Flurry: For Every 10 Apps That Developers Build, Roughly 7 Are For iOS

Posted on Jun 8 2012 - 4:55am by Editorial Staff

A new report from advertising and analytics company Flurry revealed that roughly 70% os new apps are made for iOS, where developers make 4x more than on Android. Flurry tracks more than 1.2 billion anonymous, aggregated end user sessions across more than 100 million unique devices.  Each month, Flurry tracks over 36 billion end user sessions across more than a 500 million devices, a number that is more than 60% of Facebook’s monthly active user base.

Flurry says that Apple continues to garner more support from developers.  For every 10 apps that developers build, roughly 7 are for iOS.  While Google made some gains in Q1 2012, edging up to over 30% for the first time in a year, believes that this is largely due to seasonality, as Apple traditionally experiences a spike in developer support leading up to the holiday season.  Apple’s business has more observable seasonality.

Talking about the number of consumer application sessions across the top 20 Android devices in May 2012, four major OEMs – Samsung, Motorola, HTC and Amazon – have Android devices in the top 20.  17 of the top 20 hold a share of 6% or fewer, meaning that each additional device a developer supports will deliver only a small increase in distribution coverage.  However, on Android, both devices and firmware contribute to fragmentation, so let’s look at firmware fragmentation next.

In the current market, the majority of devices run on Gingerbread, which is only the third newest iteration of the Android OS.  Honeycomb, more optimized for tablets, and Ice Cream Sandwich, which put a lot of effort into the user interface, have a combined 11% of penetration in the market.  Froyo, which shipped before Honeycomb and Ice Cream Sandwich, alone has a higher share of firmware penetration than the two newer, more advance firmware versions combined.  This means that the majority of consumers are running on an Android operating system that is three to four iterations old.

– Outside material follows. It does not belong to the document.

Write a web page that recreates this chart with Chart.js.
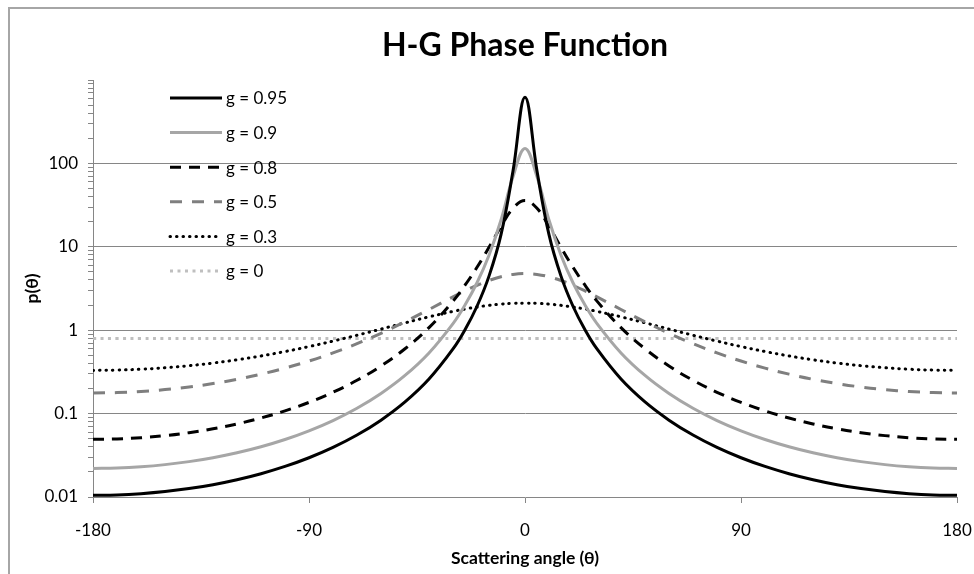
<!DOCTYPE html>
<html>
<head>
<meta charset="utf-8">
<script src="https://cdn.jsdelivr.net/npm/chart.js@4.4.1/dist/chart.umd.min.js"></script>
<style>
	html, body { margin: 0; padding: 0; background: #fff; }
	#wrap { width: 974px; height: 574px; position: relative; }
</style>
</head>
<body>
<div id="wrap"><canvas id="chart"></canvas></div>
<script>
// scattering angles (deg)
const angles = [-180, -170, -160, -150, -140, -130, -120, -110, -100, -90, -80, -70, -60, -50, -40,
	-30, -25, -20, -15, -10, -5, 0, 5, 10, 15, 20, 25, 30,
	40, 50, 60, 70, 80, 90, 100, 110, 120, 130, 140, 150, 160, 170, 180];

const g095 = [0.01046, 0.01058, 0.01096, 0.01161, 0.01261, 0.01405, 0.01611, 0.01903, 0.02326, 0.02957, 0.03935, 0.05534, 0.08347, 0.138, 0.2596,
	0.5954, 1.012, 1.937, 4.45, 13.97, 80.84, 620.7, 80.84, 13.97, 4.45, 1.937, 1.012, 0.5954,
	0.2596, 0.138, 0.08347, 0.05534, 0.03935, 0.02957, 0.02326, 0.01903, 0.01611, 0.01405, 0.01261, 0.01161, 0.01096, 0.01058, 0.01046];

const g090 = [0.02204, 0.0223, 0.02308, 0.02445, 0.02655, 0.02959, 0.03389, 0.04002, 0.0489, 0.06209, 0.08252, 0.1158, 0.1742, 0.2866, 0.5342,
	1.201, 2.003, 3.704, 7.936, 20.95, 69.13, 151.2, 69.13, 20.95, 7.936, 3.704, 2.003, 1.201,
	0.5342, 0.2866, 0.1742, 0.1158, 0.08252, 0.06209, 0.0489, 0.04002, 0.03389, 0.02959, 0.02655, 0.02445, 0.02308, 0.0223, 0.02204];

const g080 = [0.04912, 0.04968, 0.0514, 0.05444, 0.05906, 0.06572, 0.07517, 0.08857, 0.1079, 0.1364, 0.1802, 0.2508, 0.3721, 0.5991, 1.074,
	2.233, 3.462, 5.681, 9.859, 17.57, 28.95, 35.81, 28.95, 17.57, 9.859, 5.681, 3.462, 2.233,
	1.074, 0.5991, 0.3721, 0.2508, 0.1802, 0.1364, 0.1079, 0.08857, 0.07517, 0.06572, 0.05906, 0.05444, 0.0514, 0.04968, 0.04912];

const g050 = [0.1768, 0.1787, 0.1842, 0.1939, 0.2085, 0.2292, 0.2578, 0.2971, 0.3514, 0.4271, 0.5345, 0.6898, 0.9189, 1.261, 1.773,
	2.509, 2.962, 3.453, 3.942, 4.37, 4.668, 4.775, 4.668, 4.37, 3.942, 3.453, 2.962, 2.509,
	1.773, 1.261, 0.9189, 0.6898, 0.5345, 0.4271, 0.3514, 0.2971, 0.2578, 0.2292, 0.2085, 0.1939, 0.1842, 0.1787, 0.1768];

const g030 = [0.3296, 0.3323, 0.3405, 0.3546, 0.3754, 0.404, 0.4419, 0.4913, 0.5549, 0.6364, 0.7399, 0.8701, 1.031, 1.225, 1.447,
	1.681, 1.794, 1.897, 1.986, 2.054, 2.097, 2.111, 2.097, 2.054, 1.986, 1.897, 1.794, 1.681,
	1.447, 1.225, 1.031, 0.8701, 0.7399, 0.6364, 0.5549, 0.4913, 0.4419, 0.404, 0.3754, 0.3546, 0.3405, 0.3323, 0.3296];

const g000 = [0.796, 0.796, 0.796, 0.796, 0.796, 0.796, 0.796, 0.796, 0.796, 0.796, 0.796, 0.796, 0.796, 0.796, 0.796,
	0.796, 0.796, 0.796, 0.796, 0.796, 0.796, 0.796, 0.796, 0.796, 0.796, 0.796, 0.796, 0.796,
	0.796, 0.796, 0.796, 0.796, 0.796, 0.796, 0.796, 0.796, 0.796, 0.796, 0.796, 0.796, 0.796, 0.796, 0.796];

const seriesNames = ["g = 0.95", "g = 0.9", "g = 0.8", "g = 0.5", "g = 0.3", "g = 0"];
const xTicks = [-180, -90, 0, 90, 180];
const yMajor = [0.01, 0.1, 1, 10, 100, 1000];
const yLabels = ["0.01", "0.1", "1", "10", "100", ""];
const minorSteps = [2, 3, 4, 5, 6, 7, 8, 9];
const chartTitle = "H-G Phase Function";

const FONT = "Lato, 'Liberation Sans', sans-serif";
const AXIS_GRAY = "#868686";

const toPoints = (ys) => ys.map((y, i) => ({ x: angles[i], y: y }));

const styles = [
	{ color: "#000000", dash: [], width: 3, cap: "butt" },
	{ color: "#A6A6A6", dash: [], width: 3, cap: "butt" },
	{ color: "#000000", dash: [11, 8], width: 3, cap: "butt" },
	{ color: "#7F7F7F", dash: [12, 10], width: 3, cap: "butt" },
	{ color: "#000000", dash: [0.5, 6], width: 3, cap: "round" },
	{ color: "#BFBFBF", dash: [3, 4.5], width: 3, cap: "butt" },
];

const datasets = [g095, g090, g080, g050, g030, g000].map((ys, i) => ({
	label: seriesNames[i],
	data: toPoints(ys),
	borderColor: styles[i].color,
	borderDash: styles[i].dash,
	borderWidth: styles[i].width,
	borderCapStyle: styles[i].cap,
	pointRadius: 0,
	fill: false,
	tension: 0.4,
}));

// y ticks: every 1..9 x decade, labels only on the decades
let yTickValues = [];
yMajor.forEach((v, k) => {
	yTickValues.push(v);
	if (k < yMajor.length - 1) minorSteps.forEach((m) => yTickValues.push(Number((m * v).toPrecision(3))));
});
const isMajor = (v) => yMajor.indexOf(v) !== -1;

// outer frame + white background
const framePlugin = {
	id: "frame",
	beforeDraw(chart) {
		const ctx = chart.ctx;
		ctx.save();
		ctx.fillStyle = "#fff";
		ctx.fillRect(0, 0, chart.width, chart.height);
		ctx.strokeStyle = "#A6A6A6";
		ctx.lineWidth = 2;
		ctx.strokeRect(9, 8, chart.width + 20, chart.height + 20);
		ctx.restore();
	},
	// title centred over the plot area, not the canvas
	afterDraw(chart) {
		const ctx = chart.ctx;
		const area = chart.chartArea;
		ctx.save();
		ctx.fillStyle = "#000";
		ctx.font = "bold 32px " + FONT;
		ctx.textAlign = "center";
		ctx.textBaseline = "alphabetic";
		ctx.fillText(chartTitle, (area.left + area.right) / 2, 56);
		ctx.restore();
	},
};

// legend sits inside the plot, top-left, one entry per row
const insideLegend = {
	id: "insideLegend",
	afterDatasetsDraw(chart) {
		const ctx = chart.ctx;
		const x0 = chart.chartArea.left + 77;
		const y0 = chart.chartArea.top + 18;
		ctx.save();
		chart.data.datasets.forEach((ds, i) => {
			const y = y0 + i * 34.6;
			ctx.beginPath();
			ctx.strokeStyle = ds.borderColor;
			ctx.lineWidth = ds.borderWidth;
			ctx.lineCap = ds.borderCapStyle;
			ctx.setLineDash(ds.borderDash);
			ctx.moveTo(x0, y);
			ctx.lineTo(x0 + 52, y);
			ctx.stroke();
			ctx.setLineDash([]);
			ctx.fillStyle = "#000";
			ctx.font = "17px " + FONT;
			ctx.textAlign = "left";
			ctx.textBaseline = "middle";
			ctx.fillText(ds.label, x0 + 56, y + 1);
		});
		ctx.restore();
	},
};

new Chart(document.getElementById("chart"), {
	type: "line",
	data: { datasets: datasets },
	plugins: [framePlugin, insideLegend],
	options: {
		responsive: true,
		maintainAspectRatio: false,
		animation: false,
		layout: { padding: { left: 0, right: 17, top: 80, bottom: 0 } },
		plugins: {
			legend: { display: false },
			tooltip: { enabled: false },
			title: { display: false },
		},
		scales: {
			x: {
				type: "linear",
				min: -180,
				max: 180,
				afterBuildTicks: (scale) => {
					scale.ticks = xTicks.map((v) => ({ value: v }));
				},
				afterFit: (scale) => {
					scale.height = 77;
					scale.paddingLeft = 0;
					scale.paddingRight = 0;
				},
				ticks: { color: "#000", font: { family: FONT, size: 17 }, padding: 17, maxRotation: 0 },
				grid: { drawOnChartArea: false, drawTicks: true, tickLength: 6, tickColor: AXIS_GRAY },
				border: { display: true, color: AXIS_GRAY, width: 1 },
				title: {
					display: true,
					text: "Scattering angle (θ)",
					color: "#000",
					font: { family: FONT, size: 17.5, weight: "bold", lineHeight: 1.2 },
					padding: { top: 0, bottom: 5 },
				},
			},
			y: {
				type: "logarithmic",
				min: 0.01,
				max: 1000,
				afterBuildTicks: (scale) => {
					scale.ticks = yTickValues.map((v) => ({ value: v }));
				},
				afterFit: (scale) => {
					scale.width = 93;
					scale.paddingTop = 0;
					scale.paddingBottom = 0;
				},
				ticks: {
					color: "#000",
					font: { family: FONT, size: 17 },
					padding: 10,
					autoSkip: false,
					callback: (v) => {
						const k = yMajor.indexOf(v);
						return k === -1 ? "" : yLabels[k];
					},
				},
				grid: {
					color: (c) => {
						const v = c.tick ? c.tick.value : null;
						return v !== null && isMajor(v) && v !== 1000 && v !== 0.01 ? AXIS_GRAY : "rgba(0,0,0,0)";
					},
					tickColor: AXIS_GRAY,
					tickLength: 5,
					lineWidth: 1,
				},
				border: { display: true, color: AXIS_GRAY, width: 1 },
				title: {
					display: true,
					text: "p(θ)",
					color: "#000",
					font: { family: FONT, size: 17.5, weight: "bold", lineHeight: 1.2 },
					padding: { top: 22, bottom: 0 },
				},
			},
		},
	},
});
</script>
</body>
</html>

Running a comparison of revenue generated by top apps on both iOS and Android, Flurry calculates that the difference in revenue generated per active user is still 4 times greater on iOS than Android.  For every $1.00 a developer earns on iOS, he can expect to earn about $0.24 on Android.  These results mirror earlier findings from similar analysis Flurry conducted in Q4 of 2011 and Q1 of 2012.